* What the task requires:
Write out each line that follows exactly as it stands, without the pictures.

* Source data:

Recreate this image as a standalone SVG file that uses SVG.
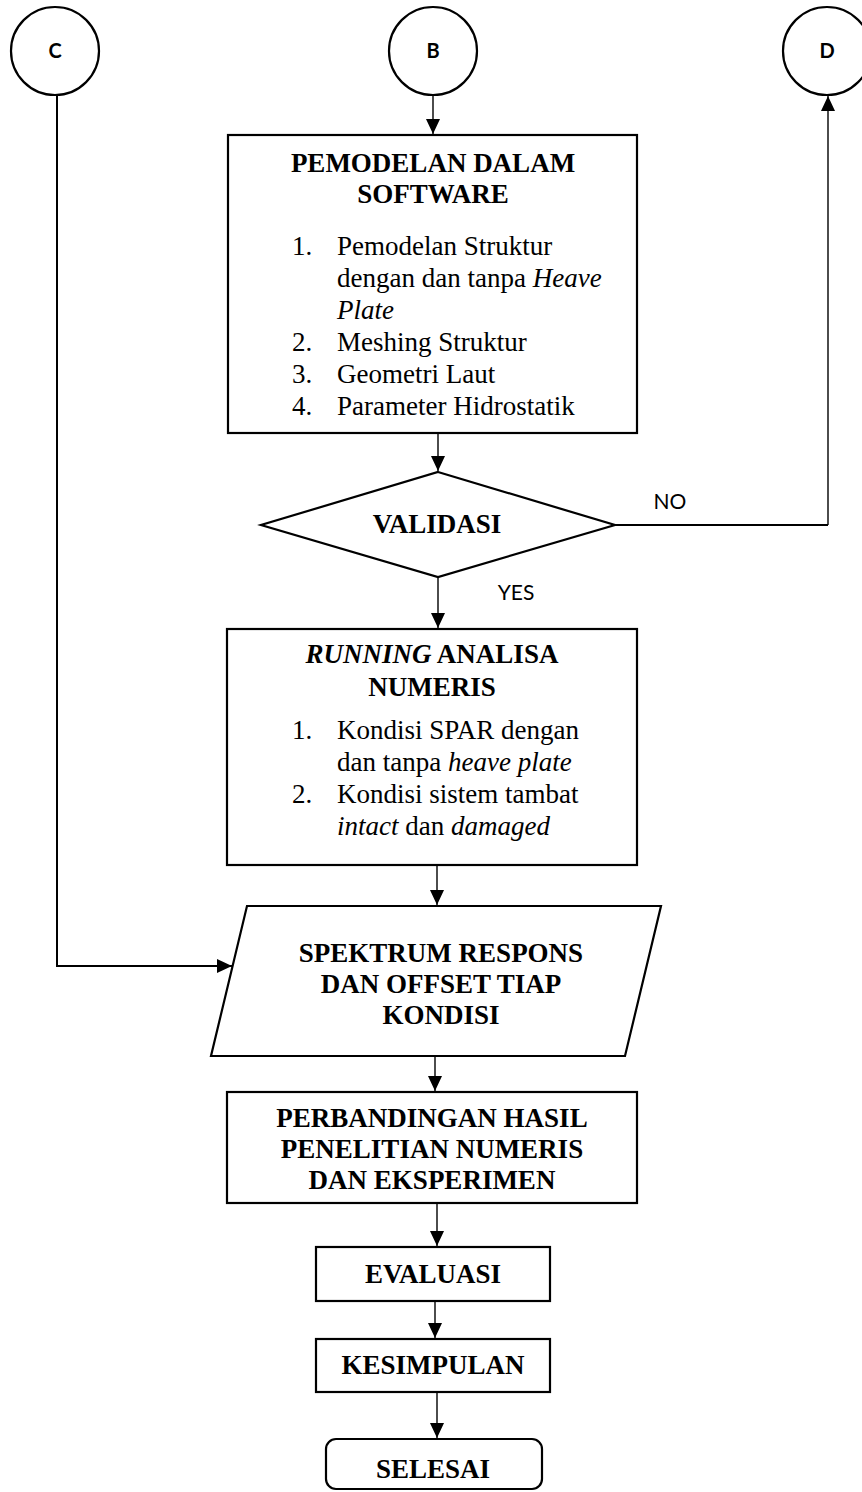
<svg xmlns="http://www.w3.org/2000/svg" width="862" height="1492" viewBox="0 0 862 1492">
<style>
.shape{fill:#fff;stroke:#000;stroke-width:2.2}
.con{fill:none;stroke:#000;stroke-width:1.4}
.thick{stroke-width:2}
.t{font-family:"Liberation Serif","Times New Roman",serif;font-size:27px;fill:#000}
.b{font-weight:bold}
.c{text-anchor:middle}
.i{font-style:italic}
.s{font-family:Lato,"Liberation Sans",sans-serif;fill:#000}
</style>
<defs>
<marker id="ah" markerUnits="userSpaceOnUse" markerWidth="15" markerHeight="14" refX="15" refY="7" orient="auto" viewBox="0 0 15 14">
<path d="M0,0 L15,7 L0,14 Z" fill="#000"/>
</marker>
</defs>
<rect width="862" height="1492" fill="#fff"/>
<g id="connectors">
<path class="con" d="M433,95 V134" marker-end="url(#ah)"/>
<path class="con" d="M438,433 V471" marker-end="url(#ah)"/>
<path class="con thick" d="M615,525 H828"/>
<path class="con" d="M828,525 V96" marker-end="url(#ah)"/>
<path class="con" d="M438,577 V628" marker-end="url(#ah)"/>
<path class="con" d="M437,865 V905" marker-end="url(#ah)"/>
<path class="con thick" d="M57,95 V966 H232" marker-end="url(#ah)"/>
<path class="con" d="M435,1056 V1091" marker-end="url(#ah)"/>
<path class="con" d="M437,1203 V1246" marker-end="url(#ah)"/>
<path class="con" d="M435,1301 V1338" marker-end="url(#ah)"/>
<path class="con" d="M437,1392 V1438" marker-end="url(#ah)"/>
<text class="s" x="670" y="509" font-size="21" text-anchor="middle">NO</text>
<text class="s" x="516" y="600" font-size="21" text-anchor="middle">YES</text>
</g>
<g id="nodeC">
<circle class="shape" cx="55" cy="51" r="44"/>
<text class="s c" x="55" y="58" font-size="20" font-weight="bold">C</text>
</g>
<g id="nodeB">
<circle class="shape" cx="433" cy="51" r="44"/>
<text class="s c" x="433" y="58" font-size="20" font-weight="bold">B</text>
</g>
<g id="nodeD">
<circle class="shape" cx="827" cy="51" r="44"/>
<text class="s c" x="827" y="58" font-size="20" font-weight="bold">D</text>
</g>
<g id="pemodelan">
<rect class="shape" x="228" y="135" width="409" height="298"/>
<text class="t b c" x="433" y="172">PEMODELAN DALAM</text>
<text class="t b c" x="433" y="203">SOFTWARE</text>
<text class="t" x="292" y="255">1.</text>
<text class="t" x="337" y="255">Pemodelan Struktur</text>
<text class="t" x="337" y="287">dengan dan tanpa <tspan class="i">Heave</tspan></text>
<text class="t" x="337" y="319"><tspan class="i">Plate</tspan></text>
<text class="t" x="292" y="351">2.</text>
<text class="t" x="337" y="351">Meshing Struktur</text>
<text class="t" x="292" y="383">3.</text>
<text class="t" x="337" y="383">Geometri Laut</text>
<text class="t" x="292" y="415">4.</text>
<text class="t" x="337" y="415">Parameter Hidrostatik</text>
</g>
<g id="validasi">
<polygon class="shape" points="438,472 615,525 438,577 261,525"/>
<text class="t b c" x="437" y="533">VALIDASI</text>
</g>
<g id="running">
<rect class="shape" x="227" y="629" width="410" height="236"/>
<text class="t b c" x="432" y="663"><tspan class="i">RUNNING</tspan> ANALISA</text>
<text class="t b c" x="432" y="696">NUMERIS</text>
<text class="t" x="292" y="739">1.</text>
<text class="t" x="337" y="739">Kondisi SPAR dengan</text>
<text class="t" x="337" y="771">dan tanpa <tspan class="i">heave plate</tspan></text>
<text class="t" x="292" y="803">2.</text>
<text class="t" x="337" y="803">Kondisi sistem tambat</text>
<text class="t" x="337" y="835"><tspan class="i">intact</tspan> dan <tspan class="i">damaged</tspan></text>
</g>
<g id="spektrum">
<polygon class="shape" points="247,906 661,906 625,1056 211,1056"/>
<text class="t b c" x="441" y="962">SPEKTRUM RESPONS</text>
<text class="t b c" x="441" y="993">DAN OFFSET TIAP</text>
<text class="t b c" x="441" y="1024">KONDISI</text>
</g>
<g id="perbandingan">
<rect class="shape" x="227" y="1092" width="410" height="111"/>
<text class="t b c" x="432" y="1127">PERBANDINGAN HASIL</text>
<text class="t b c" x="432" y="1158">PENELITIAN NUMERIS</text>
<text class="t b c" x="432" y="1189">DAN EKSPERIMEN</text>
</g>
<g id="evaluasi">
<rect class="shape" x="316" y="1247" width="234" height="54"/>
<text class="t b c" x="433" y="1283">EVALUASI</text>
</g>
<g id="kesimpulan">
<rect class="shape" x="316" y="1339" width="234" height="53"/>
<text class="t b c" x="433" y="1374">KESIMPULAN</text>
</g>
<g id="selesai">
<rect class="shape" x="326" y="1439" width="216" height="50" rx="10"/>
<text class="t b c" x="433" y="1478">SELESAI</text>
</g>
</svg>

* Finished answer:
Recreate this image as a standalone SVG file that uses SVG.
<svg xmlns="http://www.w3.org/2000/svg" width="862" height="1492" viewBox="0 0 862 1492">
<style>
.shape{fill:#fff;stroke:#000;stroke-width:2.2}
.con{fill:none;stroke:#000;stroke-width:1.4}
.thick{stroke-width:2}
.t{font-family:"Liberation Serif","Times New Roman",serif;font-size:27px;fill:#000}
.b{font-weight:bold}
.c{text-anchor:middle}
.i{font-style:italic}
.s{font-family:Lato,"Liberation Sans",sans-serif;fill:#000}
</style>
<defs>
<marker id="ah" markerUnits="userSpaceOnUse" markerWidth="15" markerHeight="14" refX="15" refY="7" orient="auto" viewBox="0 0 15 14">
<path d="M0,0 L15,7 L0,14 Z" fill="#000"/>
</marker>
</defs>
<rect width="862" height="1492" fill="#fff"/>
<g id="connectors">
<path class="con" d="M433,95 V134" marker-end="url(#ah)"/>
<path class="con" d="M438,433 V471" marker-end="url(#ah)"/>
<path class="con thick" d="M615,525 H828"/>
<path class="con" d="M828,525 V96" marker-end="url(#ah)"/>
<path class="con" d="M438,577 V628" marker-end="url(#ah)"/>
<path class="con" d="M437,865 V905" marker-end="url(#ah)"/>
<path class="con thick" d="M57,95 V966 H232" marker-end="url(#ah)"/>
<path class="con" d="M435,1056 V1091" marker-end="url(#ah)"/>
<path class="con" d="M437,1203 V1246" marker-end="url(#ah)"/>
<path class="con" d="M435,1301 V1338" marker-end="url(#ah)"/>
<path class="con" d="M437,1392 V1438" marker-end="url(#ah)"/>
<text class="s" x="670" y="509" font-size="21" text-anchor="middle">NO</text>
<text class="s" x="516" y="600" font-size="21" text-anchor="middle">YES</text>
</g>
<g id="nodeC">
<circle class="shape" cx="55" cy="51" r="44"/>
<text class="s c" x="55" y="58" font-size="20" font-weight="bold">C</text>
</g>
<g id="nodeB">
<circle class="shape" cx="433" cy="51" r="44"/>
<text class="s c" x="433" y="58" font-size="20" font-weight="bold">B</text>
</g>
<g id="nodeD">
<circle class="shape" cx="827" cy="51" r="44"/>
<text class="s c" x="827" y="58" font-size="20" font-weight="bold">D</text>
</g>
<g id="pemodelan">
<rect class="shape" x="228" y="135" width="409" height="298"/>
<text class="t b c" x="433" y="172">PEMODELAN DALAM</text>
<text class="t b c" x="433" y="203">SOFTWARE</text>
<text class="t" x="292" y="255">1.</text>
<text class="t" x="337" y="255">Pemodelan Struktur</text>
<text class="t" x="337" y="287">dengan dan tanpa <tspan class="i">Heave</tspan></text>
<text class="t" x="337" y="319"><tspan class="i">Plate</tspan></text>
<text class="t" x="292" y="351">2.</text>
<text class="t" x="337" y="351">Meshing Struktur</text>
<text class="t" x="292" y="383">3.</text>
<text class="t" x="337" y="383">Geometri Laut</text>
<text class="t" x="292" y="415">4.</text>
<text class="t" x="337" y="415">Parameter Hidrostatik</text>
</g>
<g id="validasi">
<polygon class="shape" points="438,472 615,525 438,577 261,525"/>
<text class="t b c" x="437" y="533">VALIDASI</text>
</g>
<g id="running">
<rect class="shape" x="227" y="629" width="410" height="236"/>
<text class="t b c" x="432" y="663"><tspan class="i">RUNNING</tspan> ANALISA</text>
<text class="t b c" x="432" y="696">NUMERIS</text>
<text class="t" x="292" y="739">1.</text>
<text class="t" x="337" y="739">Kondisi SPAR dengan</text>
<text class="t" x="337" y="771">dan tanpa <tspan class="i">heave plate</tspan></text>
<text class="t" x="292" y="803">2.</text>
<text class="t" x="337" y="803">Kondisi sistem tambat</text>
<text class="t" x="337" y="835"><tspan class="i">intact</tspan> dan <tspan class="i">damaged</tspan></text>
</g>
<g id="spektrum">
<polygon class="shape" points="247,906 661,906 625,1056 211,1056"/>
<text class="t b c" x="441" y="962">SPEKTRUM RESPONS</text>
<text class="t b c" x="441" y="993">DAN OFFSET TIAP</text>
<text class="t b c" x="441" y="1024">KONDISI</text>
</g>
<g id="perbandingan">
<rect class="shape" x="227" y="1092" width="410" height="111"/>
<text class="t b c" x="432" y="1127">PERBANDINGAN HASIL</text>
<text class="t b c" x="432" y="1158">PENELITIAN NUMERIS</text>
<text class="t b c" x="432" y="1189">DAN EKSPERIMEN</text>
</g>
<g id="evaluasi">
<rect class="shape" x="316" y="1247" width="234" height="54"/>
<text class="t b c" x="433" y="1283">EVALUASI</text>
</g>
<g id="kesimpulan">
<rect class="shape" x="316" y="1339" width="234" height="53"/>
<text class="t b c" x="433" y="1374">KESIMPULAN</text>
</g>
<g id="selesai">
<rect class="shape" x="326" y="1439" width="216" height="50" rx="10"/>
<text class="t b c" x="433" y="1478">SELESAI</text>
</g>
</svg>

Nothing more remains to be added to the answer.